The changes being proposed by MICA aim to bring Singapore’s Telecommunications Act up to date with changes in the telecommunications industry. “Telecom networks have increased in importance as consumers rely on these networks for all forms of communication services, including voice, data, video, Internet access and even television services,” the ministry said in a consultation paper describing the proposed changes.
Among the biggest proposed changes are higher penalties for operators that violate conditions of their license or engage in anti-competitive conduct. The current maximum penalty of S$1 million would be raised to 10 percent of the company’s annual revenue for the licensed service or S$1 million, whichever is higher.
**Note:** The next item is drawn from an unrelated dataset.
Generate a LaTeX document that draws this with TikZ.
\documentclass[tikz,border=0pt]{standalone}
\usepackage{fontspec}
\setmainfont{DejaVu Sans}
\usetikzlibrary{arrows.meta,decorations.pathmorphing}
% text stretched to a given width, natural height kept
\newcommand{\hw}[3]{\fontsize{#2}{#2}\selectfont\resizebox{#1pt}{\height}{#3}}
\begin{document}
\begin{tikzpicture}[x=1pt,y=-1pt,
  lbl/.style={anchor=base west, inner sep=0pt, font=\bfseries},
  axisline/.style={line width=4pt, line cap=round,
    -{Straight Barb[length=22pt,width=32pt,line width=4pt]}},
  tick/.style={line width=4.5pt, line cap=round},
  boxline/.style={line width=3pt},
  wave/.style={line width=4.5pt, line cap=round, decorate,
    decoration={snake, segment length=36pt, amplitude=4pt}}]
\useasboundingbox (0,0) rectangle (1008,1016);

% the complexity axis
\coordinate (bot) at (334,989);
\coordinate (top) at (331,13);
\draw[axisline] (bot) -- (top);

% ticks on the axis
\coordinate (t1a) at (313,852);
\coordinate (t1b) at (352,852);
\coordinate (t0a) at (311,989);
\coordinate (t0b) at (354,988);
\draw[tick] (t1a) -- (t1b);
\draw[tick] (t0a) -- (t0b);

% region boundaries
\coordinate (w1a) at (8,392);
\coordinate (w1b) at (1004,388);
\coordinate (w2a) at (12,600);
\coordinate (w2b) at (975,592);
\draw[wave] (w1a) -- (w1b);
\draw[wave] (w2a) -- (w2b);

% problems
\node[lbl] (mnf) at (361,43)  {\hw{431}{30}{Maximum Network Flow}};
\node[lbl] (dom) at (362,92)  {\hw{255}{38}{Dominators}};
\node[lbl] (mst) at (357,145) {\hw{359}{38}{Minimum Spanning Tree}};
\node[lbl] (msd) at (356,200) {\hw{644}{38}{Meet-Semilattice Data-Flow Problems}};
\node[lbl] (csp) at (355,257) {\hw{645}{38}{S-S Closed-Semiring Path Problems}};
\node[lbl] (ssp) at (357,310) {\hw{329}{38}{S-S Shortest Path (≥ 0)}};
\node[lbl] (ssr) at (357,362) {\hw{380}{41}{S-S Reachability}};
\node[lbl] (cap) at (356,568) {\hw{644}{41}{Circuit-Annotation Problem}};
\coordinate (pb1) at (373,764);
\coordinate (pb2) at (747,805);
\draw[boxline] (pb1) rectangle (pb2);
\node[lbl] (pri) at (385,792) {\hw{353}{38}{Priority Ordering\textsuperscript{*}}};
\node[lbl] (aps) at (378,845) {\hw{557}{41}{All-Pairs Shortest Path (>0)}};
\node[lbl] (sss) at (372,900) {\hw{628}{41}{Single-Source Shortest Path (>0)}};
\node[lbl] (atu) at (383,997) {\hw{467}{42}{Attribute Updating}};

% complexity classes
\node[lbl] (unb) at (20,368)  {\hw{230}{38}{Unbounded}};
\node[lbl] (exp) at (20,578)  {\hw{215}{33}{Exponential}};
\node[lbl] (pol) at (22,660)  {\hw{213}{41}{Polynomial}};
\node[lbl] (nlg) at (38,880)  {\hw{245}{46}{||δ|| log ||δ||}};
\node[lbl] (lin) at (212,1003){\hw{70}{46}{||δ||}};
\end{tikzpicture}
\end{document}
In addition, MICA’s proposal would give the Infocommunications Development Authority of Singapore (IDA), the body that oversees the telecom sector, the ability to suspend or cancel the licenses of companies that don’t pay fines on time.
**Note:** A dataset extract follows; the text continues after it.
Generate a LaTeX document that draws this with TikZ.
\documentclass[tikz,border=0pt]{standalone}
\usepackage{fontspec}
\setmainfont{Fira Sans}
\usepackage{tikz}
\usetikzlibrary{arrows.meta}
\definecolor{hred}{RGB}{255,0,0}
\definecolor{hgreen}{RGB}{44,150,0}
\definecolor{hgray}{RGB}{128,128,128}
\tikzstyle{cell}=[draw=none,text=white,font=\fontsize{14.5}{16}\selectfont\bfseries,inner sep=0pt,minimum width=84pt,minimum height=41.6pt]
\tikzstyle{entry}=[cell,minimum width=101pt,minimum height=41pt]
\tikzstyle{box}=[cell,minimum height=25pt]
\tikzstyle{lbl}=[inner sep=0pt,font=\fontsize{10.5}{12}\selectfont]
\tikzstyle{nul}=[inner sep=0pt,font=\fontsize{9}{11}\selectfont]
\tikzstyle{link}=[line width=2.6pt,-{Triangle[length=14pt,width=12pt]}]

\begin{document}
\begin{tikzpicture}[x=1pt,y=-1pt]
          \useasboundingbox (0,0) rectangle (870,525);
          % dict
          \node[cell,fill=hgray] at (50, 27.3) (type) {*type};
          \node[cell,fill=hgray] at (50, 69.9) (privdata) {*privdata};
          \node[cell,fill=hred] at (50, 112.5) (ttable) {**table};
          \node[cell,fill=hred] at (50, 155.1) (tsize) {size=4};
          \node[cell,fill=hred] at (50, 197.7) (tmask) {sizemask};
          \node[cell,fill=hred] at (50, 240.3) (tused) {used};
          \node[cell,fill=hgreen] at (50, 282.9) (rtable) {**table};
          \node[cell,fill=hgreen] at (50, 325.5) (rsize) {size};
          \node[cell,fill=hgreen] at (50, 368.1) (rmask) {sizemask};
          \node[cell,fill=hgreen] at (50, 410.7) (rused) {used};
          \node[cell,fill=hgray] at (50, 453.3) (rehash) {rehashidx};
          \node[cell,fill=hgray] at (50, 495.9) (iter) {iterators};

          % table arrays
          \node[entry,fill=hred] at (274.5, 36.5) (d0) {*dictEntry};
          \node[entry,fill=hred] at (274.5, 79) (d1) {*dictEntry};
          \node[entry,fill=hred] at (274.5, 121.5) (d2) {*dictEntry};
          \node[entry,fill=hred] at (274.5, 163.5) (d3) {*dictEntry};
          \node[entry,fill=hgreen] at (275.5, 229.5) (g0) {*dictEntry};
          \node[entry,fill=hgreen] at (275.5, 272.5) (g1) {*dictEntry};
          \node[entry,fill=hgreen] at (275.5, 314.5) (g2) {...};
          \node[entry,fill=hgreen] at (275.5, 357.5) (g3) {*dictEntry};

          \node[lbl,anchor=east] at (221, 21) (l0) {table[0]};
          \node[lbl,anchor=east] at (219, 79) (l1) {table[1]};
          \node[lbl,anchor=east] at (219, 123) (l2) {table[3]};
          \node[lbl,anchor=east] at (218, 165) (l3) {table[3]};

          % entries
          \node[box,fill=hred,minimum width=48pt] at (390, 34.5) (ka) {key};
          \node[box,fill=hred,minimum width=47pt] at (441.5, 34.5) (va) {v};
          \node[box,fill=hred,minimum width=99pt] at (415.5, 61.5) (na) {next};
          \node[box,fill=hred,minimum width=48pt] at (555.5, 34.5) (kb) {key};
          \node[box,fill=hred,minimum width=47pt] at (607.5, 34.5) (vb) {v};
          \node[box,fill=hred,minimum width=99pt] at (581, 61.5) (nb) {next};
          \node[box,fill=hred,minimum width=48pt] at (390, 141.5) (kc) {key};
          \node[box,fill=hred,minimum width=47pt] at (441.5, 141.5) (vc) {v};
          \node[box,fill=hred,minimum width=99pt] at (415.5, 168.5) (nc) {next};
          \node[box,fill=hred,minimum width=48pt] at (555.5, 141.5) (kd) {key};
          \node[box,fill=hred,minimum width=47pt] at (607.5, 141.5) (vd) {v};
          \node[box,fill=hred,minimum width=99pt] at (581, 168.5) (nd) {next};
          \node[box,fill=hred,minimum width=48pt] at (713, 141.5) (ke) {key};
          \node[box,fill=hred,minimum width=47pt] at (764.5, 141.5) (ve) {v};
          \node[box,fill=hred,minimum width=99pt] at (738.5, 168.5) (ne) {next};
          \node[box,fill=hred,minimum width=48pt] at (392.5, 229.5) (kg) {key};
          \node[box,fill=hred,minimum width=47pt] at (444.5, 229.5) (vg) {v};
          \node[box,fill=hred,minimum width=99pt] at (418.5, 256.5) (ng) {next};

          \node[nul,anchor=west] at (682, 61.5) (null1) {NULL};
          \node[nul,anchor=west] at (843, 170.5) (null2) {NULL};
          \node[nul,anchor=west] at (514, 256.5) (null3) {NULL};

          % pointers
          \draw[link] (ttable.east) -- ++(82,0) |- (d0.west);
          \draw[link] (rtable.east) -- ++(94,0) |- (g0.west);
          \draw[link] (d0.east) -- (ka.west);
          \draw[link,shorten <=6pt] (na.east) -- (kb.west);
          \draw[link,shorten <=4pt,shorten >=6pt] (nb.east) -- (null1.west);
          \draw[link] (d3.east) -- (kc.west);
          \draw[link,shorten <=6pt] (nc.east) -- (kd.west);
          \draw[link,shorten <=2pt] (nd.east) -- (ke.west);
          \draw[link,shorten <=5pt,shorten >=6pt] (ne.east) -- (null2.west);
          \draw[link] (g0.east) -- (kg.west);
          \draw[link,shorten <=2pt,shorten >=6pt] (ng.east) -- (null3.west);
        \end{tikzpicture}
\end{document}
In addition, the proposed changes would create a special administration order that allows the minister of information, communications and the arts to takeover a licensee and its operations under certain conditions, such as when an operator is no longer “commercially able” to offer licensed services.
“This could arise for instance where the network is relied upon for the provision of important telecom services and where there are no reasonable substitutes to the network, or in the case of an extensive network serving a large subscriber base whereby the cessation of service would cause major disturbance and inconvenience to the public and the economy,” the consultation paper said, seeking local feedback on the proposed changes.